Look at the data below and print exactly the lines from its first line through the line with "import seaborn as sns"; the pictures stay out of the copy.

[START OF TASK INPUT]

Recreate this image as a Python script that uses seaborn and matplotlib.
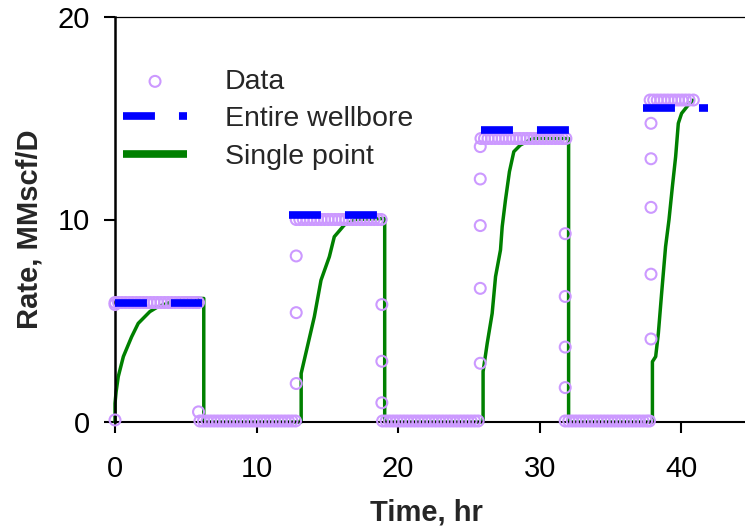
import matplotlib
matplotlib.use("Agg")
import matplotlib.pyplot as plt
import seaborn as sns

# ---- Data ----
# Measured sample times along each plateau / shut-in
p1_time = [0.0, 0.25, 0.5, 0.75, 1.0, 1.25, 1.5, 1.75, 2.0, 2.25, 2.5, 2.75, 3.0, 3.25,
           3.5, 3.75, 4.0, 4.25, 4.5, 4.75, 5.0, 5.25, 5.5, 5.75, 5.9]
s1_time = [6.0, 6.25, 6.5, 6.75, 7.0, 7.25, 7.5, 7.75, 8.0, 8.25, 8.5, 8.75, 9.0, 9.25,
           9.5, 9.75, 10.0, 10.25, 10.5, 10.75, 11.0, 11.25, 11.5, 11.75, 12.0, 12.25,
           12.5, 12.75]
p2_time = [12.8, 13.05, 13.3, 13.55, 13.8, 14.05, 14.3, 14.55, 14.8, 15.05, 15.3, 15.55,
           15.8, 16.05, 16.3, 16.55, 16.8, 17.05, 17.3, 17.55, 17.8, 18.05, 18.3, 18.55, 18.8]
s2_time = [18.9, 19.15, 19.4, 19.65, 19.9, 20.15, 20.4, 20.65, 20.9, 21.15, 21.4, 21.65,
           21.9, 22.15, 22.4, 22.65, 22.9, 23.15, 23.4, 23.65, 23.9, 24.15, 24.4, 24.65,
           24.9, 25.15, 25.4, 25.65]
p3_time = [25.85, 26.1, 26.35, 26.6, 26.85, 27.1, 27.35, 27.6, 27.85, 28.1, 28.35, 28.6,
           28.85, 29.1, 29.35, 29.6, 29.85, 30.1, 30.35, 30.6, 30.85, 31.1, 31.35, 31.6, 31.85]
s3_time = [31.8, 32.05, 32.3, 32.55, 32.8, 33.05, 33.3, 33.55, 33.8, 34.05, 34.3, 34.55,
           34.8, 35.05, 35.3, 35.55, 35.8, 36.05, 36.3, 36.55, 36.8, 37.05, 37.3, 37.55, 37.75]
p4_time = [37.8, 38.05, 38.3, 38.55, 38.8, 39.05, 39.3, 39.55, 39.8, 40.05, 40.3, 40.55, 40.85]
plateau_times = [p1_time, s1_time, p2_time, s2_time, p3_time, s3_time, p4_time]
plateau_rates = [5.9, 0.05, 10.0, 0.05, 14.0, 0.05, 15.9]

# Transition samples (time, rate)
edge_time = [0.0, 0.0, 5.9,
             12.8, 12.8, 12.8,
             18.85, 18.85, 18.85,
             25.8, 25.8, 25.8, 25.8, 25.8,
             31.8, 31.8, 31.8, 31.8,
             37.86, 37.86, 37.86, 37.86, 37.86]
edge_rate = [0.1, 5.8, 0.5,
             1.9, 5.4, 8.2,
             5.8, 3.0, 0.95,
             2.9, 6.6, 9.7, 12.0, 13.6,
             9.3, 6.2, 3.7, 1.7,
             4.1, 7.3, 10.6, 13.0, 14.75]

single_time = [0.0, 0.0, 0.08, 0.23, 0.59, 1.17, 1.64, 2.46, 3.05, 4.7, 6.27, 6.27,
               13.15, 13.15, 14.08, 14.55, 15.14, 15.49, 16.2, 17.0, 19.05, 19.05,
               26.0, 26.0, 26.29, 26.64, 26.88, 27.23, 27.35, 27.58, 27.86, 28.17, 28.64, 29.5, 32.04, 32.04,
               37.96, 37.96, 38.19, 38.38, 38.61, 38.89, 39.13, 39.37, 39.6, 39.79, 40.02, 40.49, 40.85]
single_rate = [0.0, 0.92, 1.5, 2.24, 3.23, 4.2, 4.87, 5.45, 5.7, 6.1, 6.1, 0.0,
               0.0, 2.4, 5.2, 7.0, 8.16, 9.15, 9.73, 10.0, 10.05, 0.0,
               0.0, 2.49, 3.88, 5.36, 7.18, 8.5, 9.65, 10.96, 12.36, 13.35, 13.68, 14.0, 14.0, 0.0,
               0.0, 2.98, 3.23, 4.38, 6.35, 8.66, 9.98, 11.62, 13.1, 14.75, 15.24, 15.65, 15.9]

wellbore_time = [0.0, 6.15, 12.3, 19.0, 25.87, 32.04, 37.27, 41.9]
wellbore_rate = [5.86, 5.86, 10.2, 10.2, 14.42, 14.42, 15.5, 15.5]
wellbore_seg = [1, 1, 2, 2, 3, 3, 4, 4]

x_ticks = [0, 10, 20, 30, 40]
y_ticks = [0, 10, 20]

# build data table
data_time = []
data_rate = []
for times, level in zip(plateau_times, plateau_rates):
    data_time += times
    data_rate += [level] * len(times)
data_time += edge_time
data_rate += edge_rate

# ---- Style ----
sns.set_style("white")
plt.rcParams["font.family"] = ["Liberation Sans", "DejaVu Sans"]
plt.rcParams["lines.scale_dashes"] = False

fig = plt.figure(figsize=(7.45, 5.26), dpi=100)
ax = fig.add_axes([115 / 745, 104 / 526, 630 / 745, 405 / 526])

sns.lineplot(x=single_time, y=single_rate, sort=False, estimator=None,
             color="#008000", linewidth=2.5, ax=ax, zorder=2, clip_on=False)
green_line = ax.lines[-1]

sns.scatterplot(x=data_time, y=data_rate, marker="o", s=62, ax=ax,
                zorder=3, clip_on=False)
data_coll = ax.collections[-1]
data_coll.set_facecolor("none")
data_coll.set_edgecolor("#CC99FF")
data_coll.set_linewidth(1.5)

n_before = len(ax.lines)
sns.lineplot(x=wellbore_time, y=wellbore_rate, units=wellbore_seg, estimator=None,
             sort=False, color="#0000FF", linewidth=5.5, ax=ax, zorder=4, clip_on=False)
blue_lines = ax.lines[n_before:]
for ln in blue_lines:
    ln.set_dashes((23.0, 17.3))
    ln.set_dash_capstyle("butt")

ax.set_xlim(0, 44.5)
ax.set_ylim(0, 20)
ax.set_xticks(x_ticks)
ax.set_yticks(y_ticks)

for side in ["left", "bottom", "top", "right"]:
    ax.spines[side].set_color("black")
ax.spines["left"].set_linewidth(1.8)
ax.spines["bottom"].set_linewidth(1.5)
ax.spines["top"].set_linewidth(0.9)
ax.spines["right"].set_visible(False)

ax.tick_params(axis="both", direction="out", length=8, width=1.5, labelsize=21,
               colors="black")
ax.tick_params(axis="x", pad=16, bottom=True, top=False)
ax.tick_params(axis="y", pad=10, left=True, right=False)

ax.set_xlabel("Time, hr", fontsize=21, fontweight="bold")
ax.set_ylabel("Rate, MMscf/D", fontsize=21, fontweight="bold")
ax.xaxis.set_label_coords(0.494, -0.188)
ax.yaxis.set_label_coords(-0.114, 0.4765)

leg = ax.legend(handles=[data_coll, blue_lines[0], green_line],
                labels=["Data", "Entire wellbore", "Single point"],
                loc="upper left", bbox_to_anchor=(0.0127, 0.872), frameon=False,
                fontsize=20.5, borderaxespad=0, borderpad=0, handlelength=2.25,
                handletextpad=1.33, labelspacing=0.4, scatterpoints=1)
# the legend sample for "Single point" is drawn thicker than the plotted line
for lh in leg.legend_handles:
    if hasattr(lh, "get_color") and lh.get_color() == "#008000":
        lh.set_linewidth(5.5)
        lh.set_solid_capstyle("butt")

fig.savefig("out.png", dpi=100, facecolor="white")
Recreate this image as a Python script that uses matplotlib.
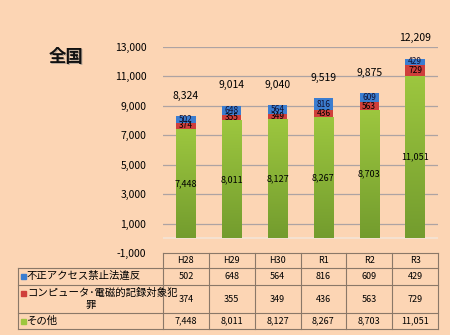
import matplotlib.pyplot as plt
import matplotlib.patches as mpatches
import numpy as np
from matplotlib.colors import LinearSegmentedColormap

plt.rcParams["font.family"] = ["Noto Sans CJK JP", "DejaVu Sans"]

years = ["H28", "H29", "H30", "R1", "R2", "R3"]
fusei = [502, 648, 564, 816, 609, 429]
computer = [374, 355, 349, 436, 563, 729]
sonota = [7448, 8011, 8127, 8267, 8703, 11051]
totals = [8324, 9014, 9040, 9519, 9875, 12209]
series_names = ["不正アクセス禁止法違反", "コンピュータ･電磁的記録対象犯\n罪", "その他"]

bg = "#FCD5B4"
blue = "#3B7DD0"
red = "#CF3F3B"
green_top = "#9DC73F"
green_bot = "#739C2E"
line_col = "#8A7868"

W, H = 450, 335
fig = plt.figure(figsize=(4.5, 3.35), dpi=100, facecolor=bg)


def fx(px):
    return px / W


def fy(py):
    return 1 - py / H


ax = fig.add_axes([fx(163), fy(253), fx(438 - 163), fy(47) - fy(253)])
ax.set_facecolor("none")
ax.set_yticks(range(-1000, 13001, 2000))
ax.set_yticklabels([f"{v:,}" for v in range(-1000, 13001, 2000)], fontsize=7.5)
ax.tick_params(axis="y", length=0, pad=12)
ax.set_xticks([])
for s in ax.spines.values():
    s.set_visible(False)
for v in range(1000, 13001, 2000):
    ax.axhline(v, color="#ADA3A3", lw=0.9, zorder=0)
ax.axhline(0, color="#F3E4D6", lw=1.2, zorder=0)

x = np.arange(len(years))
bw = 0.42
gbars = ax.bar(x, sonota, bw, color="none", zorder=2)
ax.bar(x, computer, bw, bottom=sonota, color=red, zorder=2)
ax.bar(x, fusei, bw, bottom=np.array(sonota) + np.array(computer), color=blue, zorder=2)

# gradient fill for the green segments
cmap = LinearSegmentedColormap.from_list("g", [green_bot, green_top])
grad = np.linspace(0, 1, 256).reshape(-1, 1)
for b in gbars:
    x0, y0 = b.get_x(), b.get_y()
    im = ax.imshow(grad, cmap=cmap, aspect="auto", origin="lower",
                   extent=[x0, x0 + b.get_width(), y0, y0 + b.get_height()], zorder=1.9)
    im.set_clip_path(b)
ax.set_xlim(-0.5, len(years) - 0.5)
ax.set_ylim(-1000, 13000)

for i in range(len(years)):
    ax.text(x[i], sonota[i] / 2, f"{sonota[i]:,}", ha="center", va="center", fontsize=6.5, zorder=3)
    ax.text(x[i], sonota[i] + computer[i] / 2, f"{computer[i]:,}", ha="center", va="center",
            fontsize=6, zorder=3)
    ax.text(x[i], sonota[i] + computer[i] + fusei[i] / 2, f"{fusei[i]:,}", ha="center",
            va="center", fontsize=6, color="#111133", zorder=3)
    ax.annotate(f"{totals[i]:,}", (x[i], totals[i]), xytext=(0, 11), textcoords="offset points",
                ha="center", va="bottom", fontsize=7.5, annotation_clip=False)

# title
fig.text(fx(66) + 0.0022, fy(57) - 0.003, "全国", ha="center", va="center", fontsize=12.5,
         fontweight="bold", color="#B8A898")
fig.text(fx(66), fy(57), "全国", ha="center", va="center", fontsize=12.5, fontweight="bold",
         color="#111111")

# data table
tab = fig.add_axes([0, 0, 1, 1], facecolor="none")
tab.set_xlim(0, W)
tab.set_ylim(H, 0)
tab.axis("off")
col_edges = np.linspace(163, 438, len(years) + 1)
row_edges = [253, 268, 285, 313, 329]
for cx in col_edges:
    tab.plot([cx, cx], [row_edges[0], row_edges[-1]], color=line_col, lw=0.8)
tab.plot([18, 18], [row_edges[1], row_edges[-1]], color=line_col, lw=0.8)
tab.plot([163, 438], [row_edges[0]] * 2, color=line_col, lw=0.8)
for ry in row_edges[1:]:
    tab.plot([18, 438], [ry, ry], color=line_col, lw=0.8)

centers = (col_edges[:-1] + col_edges[1:]) / 2
for i, yr in enumerate(years):
    tab.text(centers[i], (row_edges[0] + row_edges[1]) / 2, yr, ha="center", va="center", fontsize=6.5)

rows = [fusei, computer, sonota]
colors = [blue, red, green_top]
for r, vals in enumerate(rows):
    cy = (row_edges[r + 1] + row_edges[r + 2]) / 2
    for i, v in enumerate(vals):
        tab.text(centers[i], cy, f"{v:,}", ha="center", va="center", fontsize=6.5)
    ty = row_edges[r + 1] + 8
    tab.add_patch(mpatches.Rectangle((21, ty - 2.5), 5, 5, color=colors[r]))
    name = series_names[r]
    if "\n" in name:
        first, second = name.split("\n")
        tab.text(27, ty, first, ha="left", va="center", fontsize=7.5)
        tab.text(91, ty + 12, second, ha="center", va="center", fontsize=7.5)
    else:
        tab.text(27, ty, name, ha="left", va="center", fontsize=7.5)

fig.savefig("out.png", dpi=100, facecolor=bg)
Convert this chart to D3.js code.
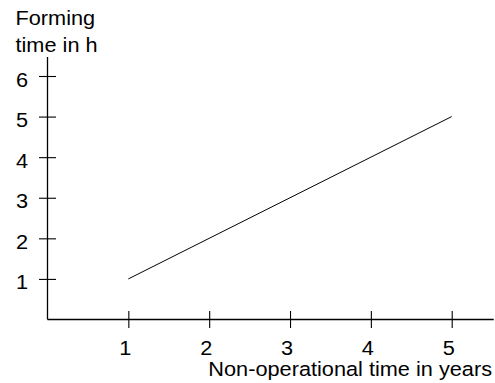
<!DOCTYPE html>
<html lang="en">
<head>
<meta charset="utf-8">
<title>Forming time vs non-operational time</title>
<script src="https://d3js.org/d3.v7.min.js"></script>
<style>
    html, body { margin: 0; padding: 0; background: #fff; }
    svg text { font-family: "Liberation Sans", Arial, sans-serif; font-size: 20.5px; fill: #000; }
</style>
</head>
<body>
<div id="chart"></div>
<script type="text/javascript">
    // data
    var years = [1, 5];
    var formingHours = [1, 5];
    var xTicks = [1, 2, 3, 4, 5];
    var yTicks = [1, 2, 3, 4, 5, 6];
    var xTitle = "Non-operational time in years";
    var yTitle = ["Forming", "time in h"];

    var width = 495, height = 383;
    var stretch = "scale(1.06,1)"; // glyphs in the original are a touch wide

    var svg = d3.select("#chart").append("svg")
        .attr("width", width)
        .attr("height", height);

    var x = d3.scaleLinear().domain([0, 5]).range([47.5, 451.7]);
    var y = d3.scaleLinear().domain([0, 6]).range([319.5, 76]);

    // axis lines run past the last tick
    svg.append("line")
        .attr("x1", x(0)).attr("x2", x(5.52))
        .attr("y1", y(0)).attr("y2", y(0))
        .attr("stroke", "#000").attr("stroke-width", 1.3);
    svg.append("line")
        .attr("x1", x(0)).attr("x2", x(0))
        .attr("y1", y(0)).attr("y2", y(6.47))
        .attr("stroke", "#000").attr("stroke-width", 1.3);

    var gx = svg.append("g")
        .attr("transform", "translate(0," + y(0) + ")")
        .call(d3.axisBottom(x).tickValues(xTicks).tickFormat(d3.format("d")).tickSizeOuter(0));
    gx.select(".domain").remove();
    gx.selectAll(".tick line").attr("y1", -8.5).attr("y2", 8.5).attr("stroke-width", 1.1);
    gx.selectAll(".tick text")
        .attr("y", null).attr("dy", null)
        .attr("text-anchor", "middle")
        .attr("transform", "translate(-3.5,35.5) " + stretch);

    var gy = svg.append("g")
        .attr("transform", "translate(" + x(0) + ",0)")
        .call(d3.axisLeft(y).tickValues(yTicks).tickFormat(d3.format("d")).tickSizeOuter(0));
    gy.select(".domain").remove();
    gy.selectAll(".tick line").attr("x1", -8.5).attr("x2", 8.5).attr("stroke-width", 1.1);
    gy.selectAll(".tick text")
        .attr("x", null).attr("dy", null)
        .attr("text-anchor", "end")
        .attr("transform", "translate(-19.5,10) " + stretch);

    svg.selectAll("g").attr("font-size", null).attr("font-family", null);

    // the data line
    var line = d3.line()
        .x(function (d) { return x(d[0]); })
        .y(function (d) { return y(d[1]); });
    svg.append("path")
        .datum(d3.zip(years, formingHours))
        .attr("d", line)
        .attr("fill", "none")
        .attr("stroke", "#000")
        .attr("stroke-width", 1);

    // titles
    svg.append("text")
        .attr("text-anchor", "end")
        .attr("transform", "translate(492,376) " + stretch)
        .text(xTitle);

    svg.selectAll(".ytitle")
        .data(yTitle)
        .enter().append("text")
        .attr("class", "ytitle")
        .attr("transform", function (d, i) { return "translate(15.5," + (25 + i * 27) + ") " + stretch; })
        .text(function (d) { return d; });
</script>
</body>
</html>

[END OF TASK INPUT]

SOLVED PROBLEM ::
Recreate this image as a Python script that uses seaborn and matplotlib.
import matplotlib
matplotlib.use("Agg")
import matplotlib.pyplot as plt
import seaborn as sns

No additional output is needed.